- **Work required**: From the listing below, output the lines between the one with "Give me the" and the one with "d.value != null);", including those two, and nothing else. Pictures are not copied.

- **Input rows**:

※

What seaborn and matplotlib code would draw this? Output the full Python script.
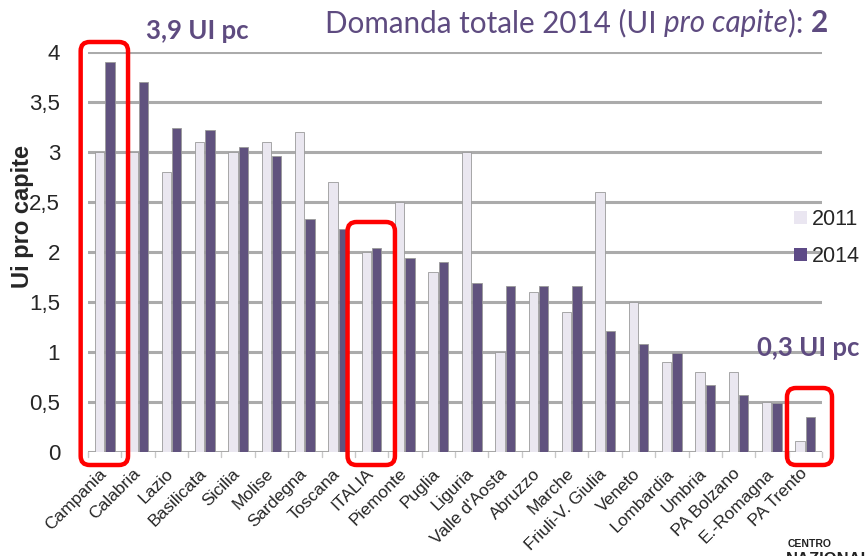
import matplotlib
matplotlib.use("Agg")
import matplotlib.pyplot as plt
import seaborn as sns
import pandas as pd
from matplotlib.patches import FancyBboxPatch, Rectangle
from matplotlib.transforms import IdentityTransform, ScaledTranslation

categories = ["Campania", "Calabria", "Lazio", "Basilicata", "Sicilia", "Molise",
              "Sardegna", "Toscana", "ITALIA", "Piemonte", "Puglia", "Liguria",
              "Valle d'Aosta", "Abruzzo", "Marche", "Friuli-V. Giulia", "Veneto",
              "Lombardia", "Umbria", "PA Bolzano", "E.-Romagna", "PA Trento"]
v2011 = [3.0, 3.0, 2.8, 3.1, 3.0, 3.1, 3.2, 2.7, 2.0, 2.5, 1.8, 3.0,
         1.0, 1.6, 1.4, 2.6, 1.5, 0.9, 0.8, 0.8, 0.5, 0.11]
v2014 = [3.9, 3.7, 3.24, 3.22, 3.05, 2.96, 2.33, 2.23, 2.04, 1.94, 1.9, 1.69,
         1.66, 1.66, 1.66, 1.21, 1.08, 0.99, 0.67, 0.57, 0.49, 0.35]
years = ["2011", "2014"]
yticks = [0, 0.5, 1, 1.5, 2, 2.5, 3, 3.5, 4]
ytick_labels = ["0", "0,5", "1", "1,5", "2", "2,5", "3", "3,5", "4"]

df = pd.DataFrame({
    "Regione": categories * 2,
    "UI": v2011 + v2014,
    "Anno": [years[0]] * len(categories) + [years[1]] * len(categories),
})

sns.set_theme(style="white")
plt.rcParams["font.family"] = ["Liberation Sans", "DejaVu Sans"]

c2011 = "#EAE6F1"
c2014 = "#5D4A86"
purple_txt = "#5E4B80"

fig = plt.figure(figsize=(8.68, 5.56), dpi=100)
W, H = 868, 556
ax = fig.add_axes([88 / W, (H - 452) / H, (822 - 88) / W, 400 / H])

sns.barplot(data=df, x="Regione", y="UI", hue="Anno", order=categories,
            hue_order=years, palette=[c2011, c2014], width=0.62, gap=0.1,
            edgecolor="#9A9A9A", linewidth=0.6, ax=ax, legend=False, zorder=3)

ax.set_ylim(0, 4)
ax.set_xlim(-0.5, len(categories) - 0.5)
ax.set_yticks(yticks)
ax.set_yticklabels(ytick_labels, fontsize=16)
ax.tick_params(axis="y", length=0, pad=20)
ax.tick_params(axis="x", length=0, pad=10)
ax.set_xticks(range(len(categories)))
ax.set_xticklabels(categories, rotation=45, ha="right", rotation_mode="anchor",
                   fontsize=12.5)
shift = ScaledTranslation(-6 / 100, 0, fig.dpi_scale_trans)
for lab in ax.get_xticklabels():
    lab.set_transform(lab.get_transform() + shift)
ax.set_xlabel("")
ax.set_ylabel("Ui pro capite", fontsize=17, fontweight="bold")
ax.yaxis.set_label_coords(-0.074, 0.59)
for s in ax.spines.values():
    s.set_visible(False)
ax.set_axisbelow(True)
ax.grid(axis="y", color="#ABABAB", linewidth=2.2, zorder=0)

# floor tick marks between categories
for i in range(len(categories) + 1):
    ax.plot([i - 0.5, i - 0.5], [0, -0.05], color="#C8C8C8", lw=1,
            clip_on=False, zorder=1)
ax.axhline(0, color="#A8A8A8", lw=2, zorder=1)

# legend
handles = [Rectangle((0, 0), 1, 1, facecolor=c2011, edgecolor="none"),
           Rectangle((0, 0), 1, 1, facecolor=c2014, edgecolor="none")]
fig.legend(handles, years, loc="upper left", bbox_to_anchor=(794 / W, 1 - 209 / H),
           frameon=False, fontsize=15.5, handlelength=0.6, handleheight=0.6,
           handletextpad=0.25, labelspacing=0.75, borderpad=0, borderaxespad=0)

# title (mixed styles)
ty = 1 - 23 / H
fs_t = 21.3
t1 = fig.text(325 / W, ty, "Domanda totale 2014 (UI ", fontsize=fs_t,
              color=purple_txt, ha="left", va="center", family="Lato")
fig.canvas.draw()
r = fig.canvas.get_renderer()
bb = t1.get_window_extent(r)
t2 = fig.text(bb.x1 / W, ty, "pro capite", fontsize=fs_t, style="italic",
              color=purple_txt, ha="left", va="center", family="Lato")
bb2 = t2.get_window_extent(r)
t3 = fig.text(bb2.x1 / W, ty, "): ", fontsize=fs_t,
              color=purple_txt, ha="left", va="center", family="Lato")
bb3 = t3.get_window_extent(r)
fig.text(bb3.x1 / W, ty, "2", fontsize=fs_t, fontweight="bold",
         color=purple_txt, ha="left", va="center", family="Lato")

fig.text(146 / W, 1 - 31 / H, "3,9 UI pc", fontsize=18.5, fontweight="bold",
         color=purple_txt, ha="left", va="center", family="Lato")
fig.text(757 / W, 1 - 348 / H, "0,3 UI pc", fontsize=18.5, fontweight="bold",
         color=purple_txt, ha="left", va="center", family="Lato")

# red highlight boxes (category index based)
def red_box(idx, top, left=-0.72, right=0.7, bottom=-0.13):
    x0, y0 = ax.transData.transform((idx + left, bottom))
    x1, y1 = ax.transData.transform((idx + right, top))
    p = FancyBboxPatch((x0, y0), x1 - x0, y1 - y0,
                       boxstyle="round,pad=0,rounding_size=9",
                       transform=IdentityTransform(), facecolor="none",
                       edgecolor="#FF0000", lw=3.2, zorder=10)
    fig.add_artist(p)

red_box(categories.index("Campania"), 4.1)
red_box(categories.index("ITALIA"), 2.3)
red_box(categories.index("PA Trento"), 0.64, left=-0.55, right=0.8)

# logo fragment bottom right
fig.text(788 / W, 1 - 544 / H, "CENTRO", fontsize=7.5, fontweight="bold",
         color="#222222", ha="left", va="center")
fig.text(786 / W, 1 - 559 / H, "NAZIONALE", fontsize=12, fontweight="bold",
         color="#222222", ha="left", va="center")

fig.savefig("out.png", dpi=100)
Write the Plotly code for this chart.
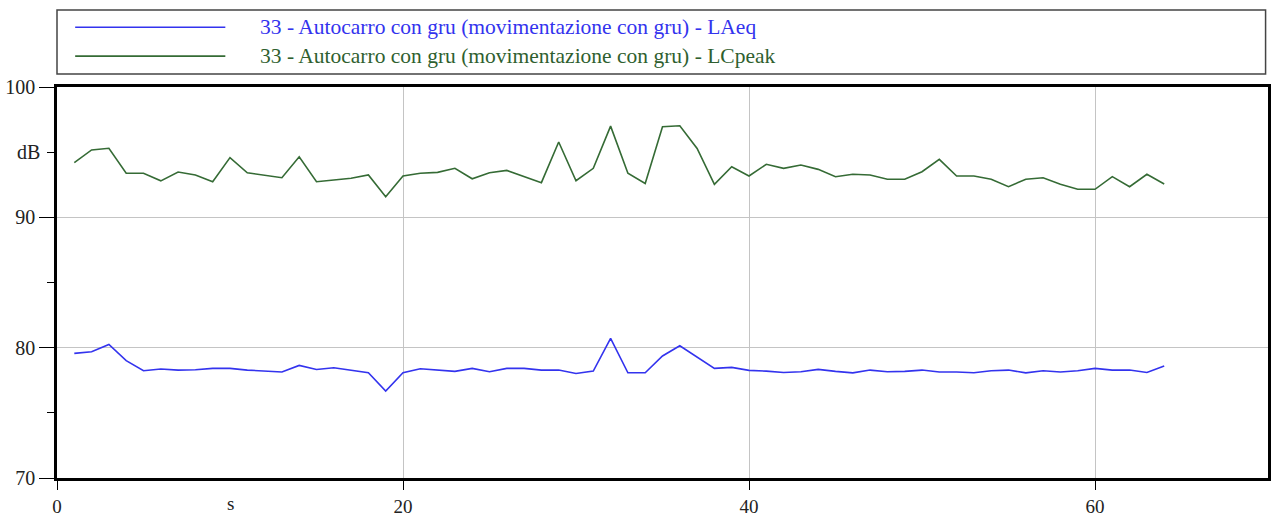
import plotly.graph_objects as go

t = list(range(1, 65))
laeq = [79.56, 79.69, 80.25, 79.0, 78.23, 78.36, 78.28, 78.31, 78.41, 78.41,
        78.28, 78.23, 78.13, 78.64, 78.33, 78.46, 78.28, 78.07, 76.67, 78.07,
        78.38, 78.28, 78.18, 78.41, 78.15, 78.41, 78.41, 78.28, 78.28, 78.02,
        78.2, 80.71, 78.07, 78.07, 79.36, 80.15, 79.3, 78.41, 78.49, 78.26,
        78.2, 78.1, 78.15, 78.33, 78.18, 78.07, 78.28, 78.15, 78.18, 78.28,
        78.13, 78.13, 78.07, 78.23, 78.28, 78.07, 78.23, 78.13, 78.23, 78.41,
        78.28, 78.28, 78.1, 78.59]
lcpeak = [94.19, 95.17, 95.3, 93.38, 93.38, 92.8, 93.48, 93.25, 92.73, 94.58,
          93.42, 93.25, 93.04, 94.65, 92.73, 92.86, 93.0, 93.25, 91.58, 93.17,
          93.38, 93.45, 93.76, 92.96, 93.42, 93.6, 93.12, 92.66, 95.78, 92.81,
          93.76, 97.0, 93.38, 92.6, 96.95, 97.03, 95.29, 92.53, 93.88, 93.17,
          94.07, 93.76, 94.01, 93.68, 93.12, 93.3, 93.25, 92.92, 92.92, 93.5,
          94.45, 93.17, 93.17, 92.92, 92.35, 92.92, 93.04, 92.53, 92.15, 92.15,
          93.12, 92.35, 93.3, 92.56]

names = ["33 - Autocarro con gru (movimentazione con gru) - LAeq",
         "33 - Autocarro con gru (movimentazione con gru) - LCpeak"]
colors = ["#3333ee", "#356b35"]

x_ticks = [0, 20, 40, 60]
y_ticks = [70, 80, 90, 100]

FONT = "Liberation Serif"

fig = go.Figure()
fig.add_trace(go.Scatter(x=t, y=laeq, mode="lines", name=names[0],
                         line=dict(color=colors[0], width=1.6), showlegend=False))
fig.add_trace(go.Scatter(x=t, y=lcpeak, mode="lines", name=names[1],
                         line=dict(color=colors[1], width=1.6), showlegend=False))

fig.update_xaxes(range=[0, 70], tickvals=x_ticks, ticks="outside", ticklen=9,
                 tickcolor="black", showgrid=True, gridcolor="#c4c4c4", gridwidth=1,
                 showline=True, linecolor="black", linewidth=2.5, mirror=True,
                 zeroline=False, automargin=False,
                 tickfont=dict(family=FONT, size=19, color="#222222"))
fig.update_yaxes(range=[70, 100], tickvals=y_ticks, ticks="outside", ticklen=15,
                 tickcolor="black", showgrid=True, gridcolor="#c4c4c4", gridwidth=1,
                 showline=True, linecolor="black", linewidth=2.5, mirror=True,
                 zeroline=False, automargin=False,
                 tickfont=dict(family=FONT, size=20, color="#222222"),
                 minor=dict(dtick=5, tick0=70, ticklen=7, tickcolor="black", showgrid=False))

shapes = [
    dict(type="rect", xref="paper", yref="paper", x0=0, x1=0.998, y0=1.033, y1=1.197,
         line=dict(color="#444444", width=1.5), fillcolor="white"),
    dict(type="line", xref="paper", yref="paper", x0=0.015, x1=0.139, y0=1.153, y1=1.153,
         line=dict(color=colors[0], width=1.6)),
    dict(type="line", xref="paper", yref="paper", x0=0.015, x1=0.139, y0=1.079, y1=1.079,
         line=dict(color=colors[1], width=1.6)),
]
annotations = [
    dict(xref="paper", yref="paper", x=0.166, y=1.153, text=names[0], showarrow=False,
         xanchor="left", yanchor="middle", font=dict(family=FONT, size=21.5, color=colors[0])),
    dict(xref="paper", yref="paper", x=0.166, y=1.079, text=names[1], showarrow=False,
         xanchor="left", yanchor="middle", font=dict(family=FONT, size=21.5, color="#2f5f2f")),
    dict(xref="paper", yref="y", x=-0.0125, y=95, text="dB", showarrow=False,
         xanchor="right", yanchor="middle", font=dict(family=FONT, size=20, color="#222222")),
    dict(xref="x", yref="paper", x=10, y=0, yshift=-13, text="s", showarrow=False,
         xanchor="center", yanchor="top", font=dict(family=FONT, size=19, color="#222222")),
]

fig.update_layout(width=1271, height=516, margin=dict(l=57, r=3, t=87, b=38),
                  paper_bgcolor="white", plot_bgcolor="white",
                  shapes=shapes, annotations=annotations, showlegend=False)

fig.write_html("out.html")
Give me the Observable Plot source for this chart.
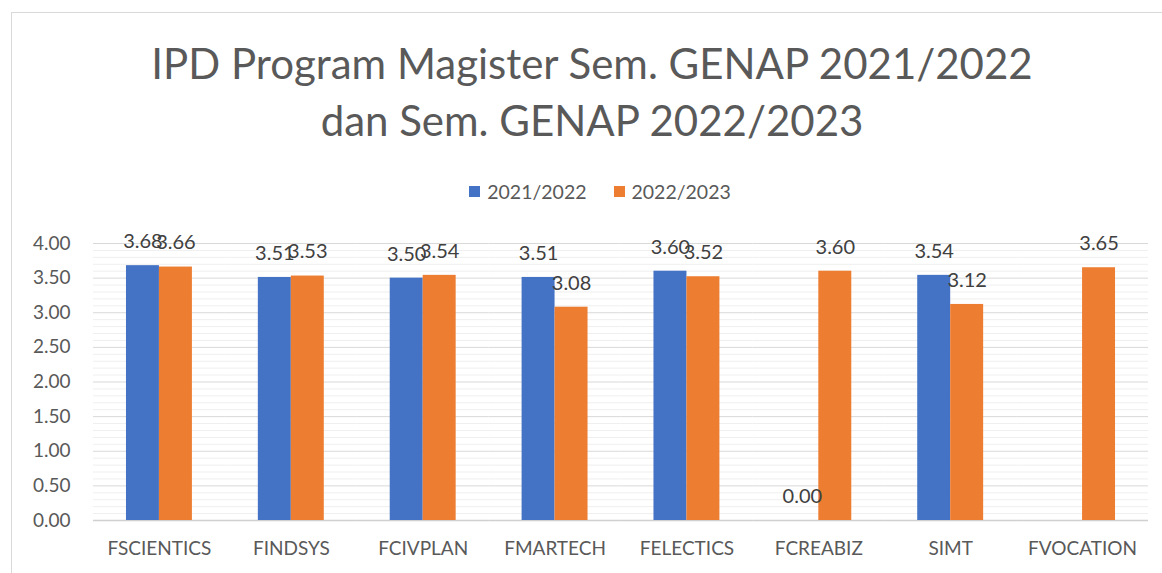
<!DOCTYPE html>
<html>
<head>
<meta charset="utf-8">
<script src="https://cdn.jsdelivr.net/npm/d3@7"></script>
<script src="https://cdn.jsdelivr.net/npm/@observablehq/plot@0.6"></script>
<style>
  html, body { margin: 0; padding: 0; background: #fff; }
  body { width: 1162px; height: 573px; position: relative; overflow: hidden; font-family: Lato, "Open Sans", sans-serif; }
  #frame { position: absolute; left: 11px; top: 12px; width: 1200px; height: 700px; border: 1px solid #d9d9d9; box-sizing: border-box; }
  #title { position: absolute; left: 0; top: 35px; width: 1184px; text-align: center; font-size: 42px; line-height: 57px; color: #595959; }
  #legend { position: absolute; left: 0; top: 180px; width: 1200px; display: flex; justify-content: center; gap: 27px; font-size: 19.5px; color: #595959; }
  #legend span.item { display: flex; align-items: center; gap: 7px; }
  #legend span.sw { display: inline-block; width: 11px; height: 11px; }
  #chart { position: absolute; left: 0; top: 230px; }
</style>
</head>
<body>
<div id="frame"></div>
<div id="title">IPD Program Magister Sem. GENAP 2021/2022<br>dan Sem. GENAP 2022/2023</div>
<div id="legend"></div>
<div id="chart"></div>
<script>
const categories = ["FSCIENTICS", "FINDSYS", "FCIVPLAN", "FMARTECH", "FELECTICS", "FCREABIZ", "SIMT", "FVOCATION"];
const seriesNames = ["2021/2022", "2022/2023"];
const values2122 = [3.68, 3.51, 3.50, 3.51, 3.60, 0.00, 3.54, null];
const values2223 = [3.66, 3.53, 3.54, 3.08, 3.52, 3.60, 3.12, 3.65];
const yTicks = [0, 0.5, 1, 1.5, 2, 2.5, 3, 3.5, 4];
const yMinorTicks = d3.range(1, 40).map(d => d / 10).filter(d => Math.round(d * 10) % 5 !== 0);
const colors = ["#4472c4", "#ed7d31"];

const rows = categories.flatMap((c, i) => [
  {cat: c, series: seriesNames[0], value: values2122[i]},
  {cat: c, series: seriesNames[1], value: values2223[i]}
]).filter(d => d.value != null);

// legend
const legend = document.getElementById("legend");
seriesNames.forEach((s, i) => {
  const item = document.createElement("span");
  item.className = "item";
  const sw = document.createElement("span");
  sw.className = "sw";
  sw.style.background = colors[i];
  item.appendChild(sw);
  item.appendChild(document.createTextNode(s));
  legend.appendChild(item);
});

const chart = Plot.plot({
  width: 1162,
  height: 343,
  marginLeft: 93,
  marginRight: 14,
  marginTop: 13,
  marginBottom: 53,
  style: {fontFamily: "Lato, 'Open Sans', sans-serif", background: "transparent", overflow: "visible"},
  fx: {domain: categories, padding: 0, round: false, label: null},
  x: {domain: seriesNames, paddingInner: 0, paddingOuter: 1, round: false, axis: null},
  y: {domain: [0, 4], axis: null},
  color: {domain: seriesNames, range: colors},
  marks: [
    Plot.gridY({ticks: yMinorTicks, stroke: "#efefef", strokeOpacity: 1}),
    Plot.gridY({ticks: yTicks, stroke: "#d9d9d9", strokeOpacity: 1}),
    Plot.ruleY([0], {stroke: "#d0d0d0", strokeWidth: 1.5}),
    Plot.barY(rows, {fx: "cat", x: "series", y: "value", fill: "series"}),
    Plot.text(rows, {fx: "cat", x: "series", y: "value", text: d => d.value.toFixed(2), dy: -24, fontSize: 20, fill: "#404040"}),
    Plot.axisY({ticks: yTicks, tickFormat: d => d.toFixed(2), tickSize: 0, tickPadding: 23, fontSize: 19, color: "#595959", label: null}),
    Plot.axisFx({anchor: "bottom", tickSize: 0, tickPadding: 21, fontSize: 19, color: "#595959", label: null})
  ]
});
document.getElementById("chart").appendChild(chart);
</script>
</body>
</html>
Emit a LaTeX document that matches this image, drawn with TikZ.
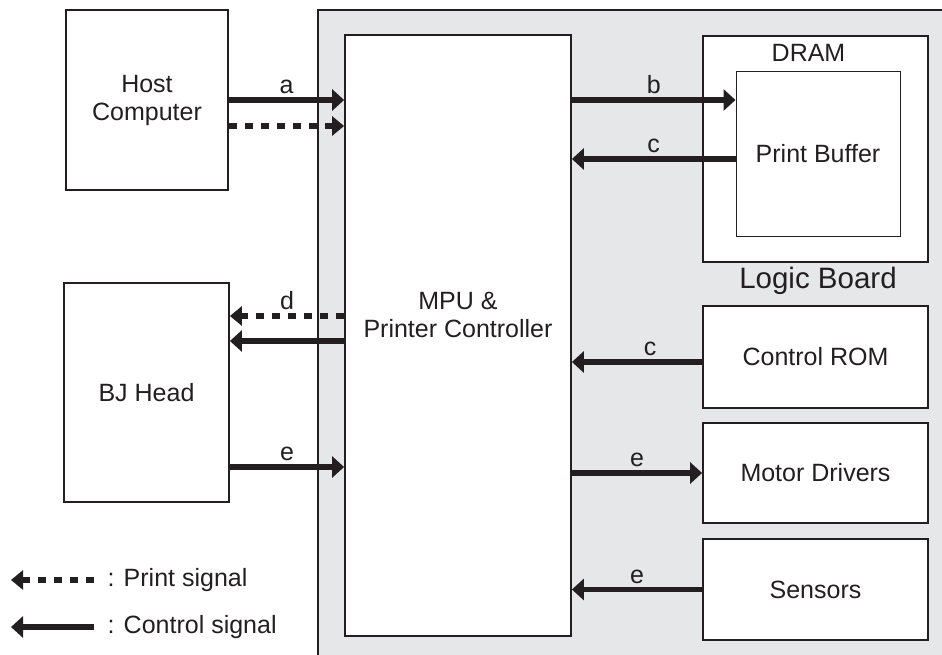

※

- **Output**:
Give me the Observable Plot source for this chart.
<!DOCTYPE html>
<html>
<head>
<meta charset="utf-8">
<script src="https://cdn.jsdelivr.net/npm/d3@7"></script>
<script src="https://cdn.jsdelivr.net/npm/@observablehq/plot@0.6"></script>
<style>
  html, body { margin: 0; padding: 0; background: #fff; }
  body { width: 1162px; height: 573px; position: relative; overflow: hidden; font-family: Lato, "Open Sans", sans-serif; }
  #frame { position: absolute; left: 11px; top: 12px; width: 1200px; height: 700px; border: 1px solid #d9d9d9; box-sizing: border-box; }
  #title { position: absolute; left: 0; top: 35px; width: 1184px; text-align: center; font-size: 42px; line-height: 57px; color: #595959; }
  #legend { position: absolute; left: 0; top: 180px; width: 1200px; display: flex; justify-content: center; gap: 27px; font-size: 19.5px; color: #595959; }
  #legend span.item { display: flex; align-items: center; gap: 7px; }
  #legend span.sw { display: inline-block; width: 11px; height: 11px; }
  #chart { position: absolute; left: 0; top: 230px; }
</style>
</head>
<body>
<div id="frame"></div>
<div id="title">IPD Program Magister Sem. GENAP 2021/2022<br>dan Sem. GENAP 2022/2023</div>
<div id="legend"></div>
<div id="chart"></div>
<script>
const categories = ["FSCIENTICS", "FINDSYS", "FCIVPLAN", "FMARTECH", "FELECTICS", "FCREABIZ", "SIMT", "FVOCATION"];
const seriesNames = ["2021/2022", "2022/2023"];
const values2122 = [3.68, 3.51, 3.50, 3.51, 3.60, 0.00, 3.54, null];
const values2223 = [3.66, 3.53, 3.54, 3.08, 3.52, 3.60, 3.12, 3.65];
const yTicks = [0, 0.5, 1, 1.5, 2, 2.5, 3, 3.5, 4];
const yMinorTicks = d3.range(1, 40).map(d => d / 10).filter(d => Math.round(d * 10) % 5 !== 0);
const colors = ["#4472c4", "#ed7d31"];

const rows = categories.flatMap((c, i) => [
  {cat: c, series: seriesNames[0], value: values2122[i]},
  {cat: c, series: seriesNames[1], value: values2223[i]}
]).filter(d => d.value != null);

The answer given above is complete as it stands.